Mirror Data to Replicas¶
There are two ways to mirror data to replicas: using the command-line interface (CLI) or Python code.
Command Line Interface
The easiest way to mirror data is using the MSC CLI. See Sync Replicas for detailed information about the command.
Python Code
To populate replicas from the source using Python, you can use the multistorageclient.StorageClient.sync_replicas()
method:
1from multistorageclient import StorageClient, StorageClientConfig
2
3# Initialize the client
4client = StorageClient(StorageClientConfig.from_file(profile="my-dataset"))
5
6# Mirror data from source to replica
7client.sync_replicas(source_path="", num_worker_processes=8)
The sync_replicas
will spawn a number of worker processes to copy data from the source to the replicas. By default, it uses the local mode
that runs the worker processes on the same machine as the client. You can also use the Ray mode to run the worker processes on a Ray cluster to
take advantage of the distributed computing capabilities of Ray.
1from multistorageclient import StorageClient, StorageClientConfig
2from multistorageclient.types import ExecutionMode
3
4import ray
5
6# Connect to the Ray cluster
7ray.init(address="auto")
8
9# Initialize the client
10client = StorageClient(StorageClientConfig.from_file(profile="my-dataset"))
11
12# Mirror data from source to replica
13client.sync_replicas(source_path="", execution_mode=ExecutionMode.RAY)
14
15# Shutdown the Ray cluster
16ray.shutdown()
Read from Replicas¶
When you read from the source, MSC will automatically read from the replicas based on the configured priority.
1from multistorageclient import StorageClient, StorageClientConfig
2
3# Initialize the client
4client = StorageClient(StorageClientConfig.from_file(profile="my-dataset"))
5
6# Read object from the replicas
7# It will read from the replicas based on the read priority,
8# so first from the my-dataset-s3-express profile, then from
9# the my-dataset-lustre profile.
10client.read("files/my-file.txt")
11
12# Supported methods:
13# client.download_file("files/my-file.txt", "/local/path/to/my-file.txt")
14# client.copy("files/my-file.txt", "files/my-file-copy.txt")

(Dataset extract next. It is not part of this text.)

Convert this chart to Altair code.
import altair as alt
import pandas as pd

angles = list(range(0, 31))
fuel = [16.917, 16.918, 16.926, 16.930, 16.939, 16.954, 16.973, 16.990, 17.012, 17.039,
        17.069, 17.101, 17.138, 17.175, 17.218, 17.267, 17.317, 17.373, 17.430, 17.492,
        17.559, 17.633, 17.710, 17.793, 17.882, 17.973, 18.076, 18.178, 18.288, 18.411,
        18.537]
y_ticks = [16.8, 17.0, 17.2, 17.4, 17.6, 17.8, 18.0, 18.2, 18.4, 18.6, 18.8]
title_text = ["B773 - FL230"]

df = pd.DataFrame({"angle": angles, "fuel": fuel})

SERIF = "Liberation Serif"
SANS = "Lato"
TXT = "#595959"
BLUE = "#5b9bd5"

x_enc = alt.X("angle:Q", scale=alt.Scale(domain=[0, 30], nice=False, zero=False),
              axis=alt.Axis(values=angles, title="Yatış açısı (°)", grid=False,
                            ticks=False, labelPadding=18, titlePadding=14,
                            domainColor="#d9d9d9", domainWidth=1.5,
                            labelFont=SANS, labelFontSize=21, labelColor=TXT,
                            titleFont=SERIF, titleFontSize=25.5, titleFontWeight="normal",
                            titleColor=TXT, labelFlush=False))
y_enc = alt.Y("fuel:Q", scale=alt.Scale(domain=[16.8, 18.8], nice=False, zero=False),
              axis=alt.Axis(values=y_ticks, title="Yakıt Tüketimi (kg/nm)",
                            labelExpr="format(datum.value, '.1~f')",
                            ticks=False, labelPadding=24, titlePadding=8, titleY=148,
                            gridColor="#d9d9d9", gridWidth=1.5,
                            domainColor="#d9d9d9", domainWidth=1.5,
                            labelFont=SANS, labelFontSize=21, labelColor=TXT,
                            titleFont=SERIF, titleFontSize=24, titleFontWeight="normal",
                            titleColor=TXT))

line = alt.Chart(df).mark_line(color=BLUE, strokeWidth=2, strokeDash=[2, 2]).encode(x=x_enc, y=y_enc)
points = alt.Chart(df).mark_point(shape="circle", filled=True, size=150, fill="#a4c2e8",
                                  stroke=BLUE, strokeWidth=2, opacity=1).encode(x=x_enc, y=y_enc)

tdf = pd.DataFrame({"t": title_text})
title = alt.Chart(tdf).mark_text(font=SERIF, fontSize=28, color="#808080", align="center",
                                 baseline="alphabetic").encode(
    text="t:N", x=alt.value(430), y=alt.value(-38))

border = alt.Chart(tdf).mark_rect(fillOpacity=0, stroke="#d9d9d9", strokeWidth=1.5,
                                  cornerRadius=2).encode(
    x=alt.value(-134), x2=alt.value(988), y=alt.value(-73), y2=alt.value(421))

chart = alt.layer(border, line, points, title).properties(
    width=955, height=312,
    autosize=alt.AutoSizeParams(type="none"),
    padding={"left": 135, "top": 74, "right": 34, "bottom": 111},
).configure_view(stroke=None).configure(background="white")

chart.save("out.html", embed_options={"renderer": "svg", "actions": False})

15# client.open("files/my-file.txt", mode="rb")
If replicas are not populated (i.e., the data doesn’t exist in the replica storage), MSC will automatically fall back to the source profile. This ensures that your application continues to work even if the replica synchronization hasn’t been completed or if some replicas are unavailable.

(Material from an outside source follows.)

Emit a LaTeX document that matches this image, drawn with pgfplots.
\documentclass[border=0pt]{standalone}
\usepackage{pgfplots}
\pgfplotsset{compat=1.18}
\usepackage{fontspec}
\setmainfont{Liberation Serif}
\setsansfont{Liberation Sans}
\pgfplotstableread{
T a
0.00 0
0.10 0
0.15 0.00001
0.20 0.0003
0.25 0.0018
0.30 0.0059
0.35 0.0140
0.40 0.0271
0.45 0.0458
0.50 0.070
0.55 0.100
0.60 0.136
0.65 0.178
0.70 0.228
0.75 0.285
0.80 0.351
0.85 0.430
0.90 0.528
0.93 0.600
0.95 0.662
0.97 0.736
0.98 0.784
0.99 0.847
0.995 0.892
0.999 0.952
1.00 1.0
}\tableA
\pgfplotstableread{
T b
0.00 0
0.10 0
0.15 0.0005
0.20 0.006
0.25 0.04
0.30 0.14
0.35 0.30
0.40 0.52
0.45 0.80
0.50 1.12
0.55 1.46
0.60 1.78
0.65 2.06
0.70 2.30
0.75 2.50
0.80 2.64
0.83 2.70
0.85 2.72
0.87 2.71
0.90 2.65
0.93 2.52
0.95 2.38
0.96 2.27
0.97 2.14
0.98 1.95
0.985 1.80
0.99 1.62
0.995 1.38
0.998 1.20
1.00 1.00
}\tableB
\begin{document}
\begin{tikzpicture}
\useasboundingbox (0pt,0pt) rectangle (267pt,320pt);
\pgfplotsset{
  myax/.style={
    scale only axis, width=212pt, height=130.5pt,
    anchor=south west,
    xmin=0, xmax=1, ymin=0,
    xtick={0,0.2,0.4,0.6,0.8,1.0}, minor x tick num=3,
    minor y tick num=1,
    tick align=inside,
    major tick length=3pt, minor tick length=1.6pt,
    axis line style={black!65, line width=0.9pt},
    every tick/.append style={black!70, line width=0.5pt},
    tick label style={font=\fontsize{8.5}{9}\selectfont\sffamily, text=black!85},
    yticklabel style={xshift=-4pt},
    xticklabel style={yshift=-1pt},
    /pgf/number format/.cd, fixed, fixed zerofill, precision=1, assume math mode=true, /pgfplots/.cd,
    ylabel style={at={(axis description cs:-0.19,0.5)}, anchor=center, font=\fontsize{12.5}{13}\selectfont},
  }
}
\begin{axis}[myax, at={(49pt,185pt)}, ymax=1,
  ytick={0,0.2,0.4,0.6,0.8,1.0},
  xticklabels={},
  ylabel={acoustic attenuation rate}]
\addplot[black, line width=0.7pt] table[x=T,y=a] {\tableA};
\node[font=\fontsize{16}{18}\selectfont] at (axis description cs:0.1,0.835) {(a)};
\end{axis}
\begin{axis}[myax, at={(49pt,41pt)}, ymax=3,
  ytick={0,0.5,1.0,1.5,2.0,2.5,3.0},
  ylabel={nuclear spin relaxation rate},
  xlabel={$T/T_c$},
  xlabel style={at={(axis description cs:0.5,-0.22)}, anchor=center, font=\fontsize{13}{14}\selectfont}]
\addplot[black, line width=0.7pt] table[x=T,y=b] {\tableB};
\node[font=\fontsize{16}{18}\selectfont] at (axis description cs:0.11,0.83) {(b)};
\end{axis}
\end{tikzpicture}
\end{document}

The fallback mechanism works seamlessly in the background. When you attempt to read from a replica that doesn’t contain the requested data, MSC will automatically try the next replica in priority order, and if all replicas fail, it will ultimately read from the source profile.
Additionally, MSC implements an async upload-on-miss strategy. When a read operation misses on any replica, MSC automatically uploads the object to replicas that are missing the data. This happens in background threads, so the caller doesn’t block.
This provides a robust, fault-tolerant system where your applications can continue operating normally regardless of the replica population status, while keeping replicas up-to-date opportunistically.
Best Practices¶
Latency-Sensitive Workloads
If your workload is latency-sensitive and the data source is geographically distant, choose a replica that is close to your compute resources. For optimal performance, prefer a parallel filesystem such as Lustre, which provides high-throughput, low-latency access for compute-intensive applications.
Network Throughput Optimization
To maximize network throughput when copying data from object storage to local shared filesystems or to other object storage systems, consider using the rust_client (experimental) Rust client in MSC. The Rust client offers significant performance improvements over Python clients such as boto3, making it ideal for large-scale data transfer operations.
Replica Synchronization Strategy
Populate replicas first using Mirror Data to Replicas before relying on the async upload-on-miss mechanism. While async upload-on-miss provides automatic fallback, it is not optimal compared to Mirror Data to Replicas, which leverages multiprocessing for significantly better performance during bulk data transfers.